Изменить размер шрифта - +
Смотрю: через минуту положил на руку голову.

 

– Что ты, уж не заболел ли, Емеля?

 

– Да так, нездоровится, Астафий Иваныч.

 

Взял я его и положил на постель. Смотрю, и вправду худо: голова горит, а самого трясет лихорадкой. Посидел я день над ним; к ночи хуже. Я ему квасу с маслом и с луком смешал, хлебца подсыпал. Ну, говорю: тюри покушай, авось будет лучше! Мотает головой. «Нет, говорит, я уж сегодня обедать не буду, Астафий Иваныч». Чаю ему приготовил, старушоночку замотал совсем, – нет ничего лучше. Ну, думаю, плохо! Пошел я на третье утро к врачу. У меня тут медик Костоправов знакомый жил.

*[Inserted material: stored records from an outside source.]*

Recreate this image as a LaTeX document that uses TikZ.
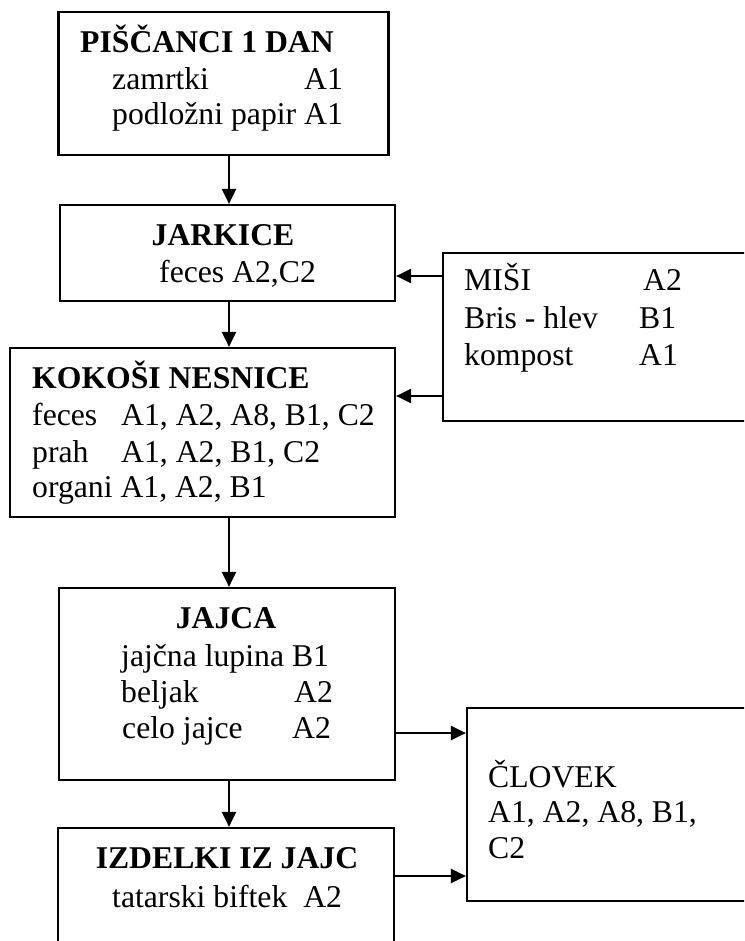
\documentclass[tikz,border=0pt]{standalone}
\usepackage{fontspec}
\setmainfont{Liberation Serif}
\usetikzlibrary{arrows.meta}
\begin{document}
\begin{tikzpicture}[x=1pt,y=-1pt,
  font=\fontsize{31.7}{38}\selectfont,
  box/.style={draw, line width=2.2pt, inner sep=0pt, rectangle},
  txt/.style={inner sep=0pt, anchor=base west},
  ttl/.style={inner sep=0pt, anchor=base, font=\fontsize{31.7}{38}\selectfont\bfseries},
  arr/.style={line width=2.2pt, -{Triangle[length=15pt,width=14pt]}}]
\useasboundingbox (0,0) rectangle (744,941);
\clip (0,0) rectangle (744,941);
% boxes
\node[box, minimum width=330pt, minimum height=143pt] (b1) at (223.5,83.5) {};
\node[box, minimum width=335pt, minimum height=96pt] (b2) at (227.5,253) {};
\node[box, minimum width=385pt, minimum height=169pt] (b3) at (202.5,432.5) {};
\node[box, minimum width=336pt, minimum height=192pt] (b4) at (227,684) {};
\node[box, minimum width=336pt, minimum height=172pt] (b5) at (226,914) {};
\node[box, minimum width=357pt, minimum height=168pt] (m) at (621.5,337) {};
\node[box, minimum width=333pt, minimum height=193pt] (c) at (633.5,804.5) {};
% texts box 1
\node[txt, font=\fontsize{31.7}{38}\selectfont\bfseries] (t1) at (80,53) {PIŠČANCI 1 DAN};
\node[txt] (t1a) at (112,90) {zamrtki};
\node[txt] (t1b) at (304,90) {A1};
\node[txt] (t1c) at (112,125) {podložni papir A1};
% box 2
\node[ttl] (t2) at (223,245) {JARKICE};
\node[txt] (t2a) at (159,282) {feces A2,C2};
% box 3
\node[txt, font=\fontsize{31.7}{38}\selectfont\bfseries] (t3) at (32,388) {KOKOŠI NESNICE};
\node[txt] (t3a) at (32,425) {feces};
\node[txt] (t3b) at (121,425) {A1, A2, A8, B1, C2};
\node[txt] (t3c) at (32,462) {prah};
\node[txt] (t3d) at (121,462) {A1, A2, B1, C2};
\node[txt] (t3e) at (32,497) {organi A1, A2, B1};
% mice
\node[txt] (tm1) at (464,290) {MIŠI};
\node[txt] (tm2) at (643,290) {A2};
\node[txt] (tm3) at (464,328) {Bris - hlev};
\node[txt] (tm4) at (639,328) {B1};
\node[txt] (tm5) at (464,365) {kompost};
\node[txt] (tm6) at (639,365) {A1};
% box 4
\node[ttl] (t4) at (226,628) {JAJCA};
\node[txt] (t4a) at (121,666) {jajčna lupina B1};
\node[txt] (t4b) at (121,702) {beljak};
\node[txt] (t4c) at (294,702) {A2};
\node[txt] (t4d) at (122,738) {celo jajce};
\node[txt] (t4e) at (292,738) {A2};
% box 5
\node[ttl] (t5) at (227,868) {IZDELKI IZ JAJC};
\node[txt] (t5a) at (112,907) {tatarski biftek\ \ A2};
% human
\node[txt] (tc1) at (488,787) {ČLOVEK};
\node[txt] (tc2) at (488,822) {A1, A2, A8, B1,};
\node[txt] (tc3) at (488,858) {C2};
% connectors
\coordinate (ax) at (229,0);
\draw[arr] (b1.south -| ax) -- (b2.north -| ax);
\draw[arr] (b2.south -| ax) -- (b3.north -| ax);
\draw[arr] (b3.south -| ax) -- (b4.north -| ax);
\draw[arr] (b4.south -| ax) -- (b5.north -| ax);
\coordinate (y1) at (0,276);
\coordinate (y2) at (0,396);
\coordinate (y3) at (0,733);
\coordinate (y4) at (0,876);
\draw[arr] (m.west |- y1) -- (b2.east |- y1);
\draw[arr] (m.west |- y2) -- (b3.east |- y2);
\draw[arr] (b4.east |- y3) -- (c.west |- y3);
\draw[arr] (b5.east |- y4) -- (c.west |- y4);
\end{tikzpicture}
\end{document}
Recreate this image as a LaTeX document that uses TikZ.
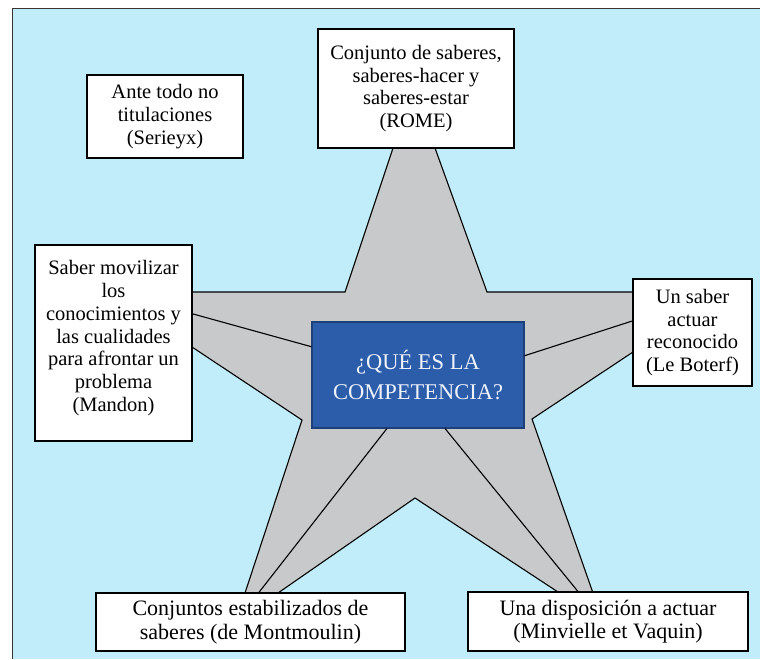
\documentclass[tikz,border=0pt]{standalone}
\usepackage{fontspec}
\setmainfont{Liberation Serif}
\usetikzlibrary{calc}
\definecolor{bgcyan}{HTML}{C0EDF9}
\definecolor{stargray}{HTML}{C8C9CB}
\definecolor{qblue}{HTML}{2B5DAA}
\definecolor{qborder}{HTML}{1E3F78}
\definecolor{qtext}{HTML}{EEF2FA}
\definecolor{framecol}{HTML}{3A3430}
\begin{document}
\begin{tikzpicture}[x=1pt,y=-1pt,
  box/.style={draw=black,line width=1.1pt,fill=white,inner sep=0pt,align=center,
    font=\fontsize{20.5}{22.8}\selectfont},
  widebox/.style={box,font=\fontsize{22}{23.5}\selectfont},
  qbox/.style={draw=qborder,line width=1.1pt,fill=qblue,text=qtext,inner sep=0pt,align=center,
    font=\fontsize{22.5}{30}\selectfont},
  link/.style={draw=black,line width=1.1pt}]
\useasboundingbox (0,0) rectangle (760,659);
\fill[white] (0,0) rectangle (760,659);
\fill[bgcyan] (12,8) rectangle (760,659);
\draw[framecol,line width=1pt] (12,659) -- (12,8) -- (760,8);
% star
\filldraw[fill=stargray,draw=black,line width=1.1pt,line join=miter]
  (393,148) -- (345,292) -- (192,292) -- (192,347) -- (302,420) -- (245,593)
  -- (278,593) -- (415,498) -- (558,592) -- (593,593) -- (532,419) -- (633,352)
  -- (633,292) -- (487,292) -- (435,148) -- cycle;
% boxes
\node[qbox,minimum width=212,minimum height=106] (q) at (418,375) {¿QUÉ ES LA\\COMPETENCIA?};
\node[box,minimum width=196,minimum height=119] (rome) at (416,88.5)
  {Conjunto de saberes,\\saberes-hacer y\\saberes-estar\\(ROME)};
\node[box,minimum width=156,minimum height=83] (ser) at (165,116.5)
  {Ante todo no\\titulaciones\\(Serieyx)};
\node[box,minimum width=157,minimum height=196,text depth=14pt] (man) at (113.5,343)
  {Saber movilizar\\los\\conocimientos y\\las cualidades\\para afrontar un\\problema\\(Mandon)};
\node[box,minimum width=119,minimum height=107] (bot) at (692.5,332.5)
  {Un saber\\actuar\\reconocido\\(Le Boterf)};
\node[widebox,minimum width=309,minimum height=58] (mon) at (250.5,622)
  {Conjuntos estabilizados de\\saberes (de Montmoulin)};
\node[widebox,minimum width=280,minimum height=59] (vaq) at (608,621.5)
  {Una disposición a actuar\\(Minvielle et Vaquin)};
% connectors
\draw[link] ($(q.north west)!0.486!(q.north east)$) -- ($(q.north west)!0.486!(q.north east)$ |- rome.south);
\draw[link] ($(man.north east)!0.352!(man.south east)$) -- ($(q.north west)!0.236!(q.south west)$);
\draw[link] ($(q.north east)!0.32!(q.south east)$) -- ($(bot.north west)!0.393!(bot.south west)$);
\draw[link] ($(q.south west)!0.354!(q.south east)$) -- ($(mon.north west)!0.527!(mon.north east)$);
\draw[link] ($(q.south west)!0.627!(q.south east)$) -- ($(vaq.north west)!0.393!(vaq.north east)$);
\end{tikzpicture}
\end{document}
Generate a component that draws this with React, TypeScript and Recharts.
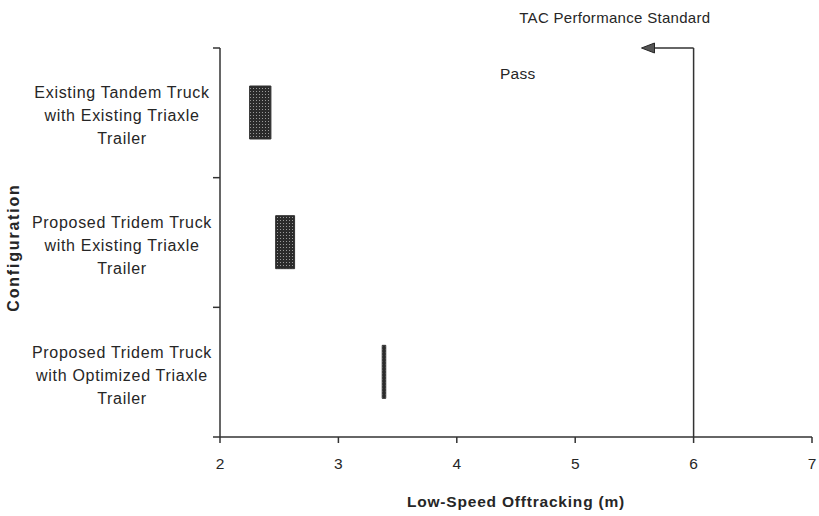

Еще прежде, когда я у Босомягиных господ находился, познакомились; лечил он меня. Пришел медик, посмотрел. «Да нет, говорит, оно плохо. Нечего было, говорит, и посылать за мной. А пожалуй, дать ему порошков». Ну, порошков-то я не дал; так думаю, балуется медик; а между тем наступил пятый день.

 

Лежал он, сударь, передо мной, кончался. Я сидел на окне, работу в руках держал. Старушоночка печку топила. Все молчим. У меня, сударь, сердце по нем, забулдыге, разрывается; точно это я сына родного хороню. Знаю, что Емеля теперь на меня смотрит, еще с утра видел, что крепится человек, сказать что-то хочет, да, как видно, не смеет. Наконец взглянул на него; вижу: тоска такая в глазах у бедняги, с меня глаз не сводит; а увидал, что я гляжу на него, тотчас потупился.

 

– Астафий Иваныч!

 

– Что, Емелюшка?

 

– А вот если б, примером, мою шинеленочку в Толкучий снесть, так много ль за нее дали бы, Астафий Иваныч?

 

– Ну, говорю, неведомо, много ли дали бы. Может, и трехрублевый бы дали, Емельян Ильич.

 

А поди-ка понеси в самом деле, так и ничего бы не дали, кроме того что насмеялись бы тебе в глаза, что такую злосчастную вещь продаешь. Так только ему, человеку божию, зная норов его простоватый, в утеху сказал.

 

– А я-то думал, Астафий Иваныч, что три рубля серебром за нее положили бы; она вещь суконная, Астафий Иваныч. Как же трехрублевый, коли суконная вещь?

 

– Не знаю, говорю, Емельян Ильич; коль нести хочешь, так, конечно, три рубля нужно буде с первого слова просить.

 

Помолчал немного Емеля; потом опять окликает:

 

– Астафий Иваныч!

 

– Что, спрашиваю, Емельянушка?

 

– Вы продайте шинеленочку-то, как я помру, а меня в ней не хороните. Я и так полежу; а она вещь ценная; вам пригодиться может.

 

Тут у меня так, сударь, защемило сердце, что и сказать нельзя. Вижу, что тоска предсмертная к человеку подступает. Опять замолчали. Этак час прошло времени. Посмотрел я на него сызнова: все на меня смотрит, а как встретился взглядом со мной, опять потупился.

 

– Не хотите ли, говорю, водицы испить, Емельян Ильич?

 

– Дайте, господь с вами, Астафий Иваныч.

 

Подал я ему испить. Отпил.

 

– Благодарствую, говорит, Астафий Иваныч.

 

– Не надо ль еще чего, Емельянушка?

 

– Нет, Астафий Иваныч; ничего не надо; а я, того…

 

– Что?

 

– Энтого…

 

– Чего такого, Емелюшка?

 

– Рейтузы-то… энтого… это я их взял у вас тогда… Астафий Иваныч…

 

– Ну, господь, говорю, тебя простит, Емельянушка, горемыка ты такой, сякой, этакой! отходи с миром…

 

А у самого, сударь, дух захватило и слезы из глаз посыпались; отвернулся было я на минуту.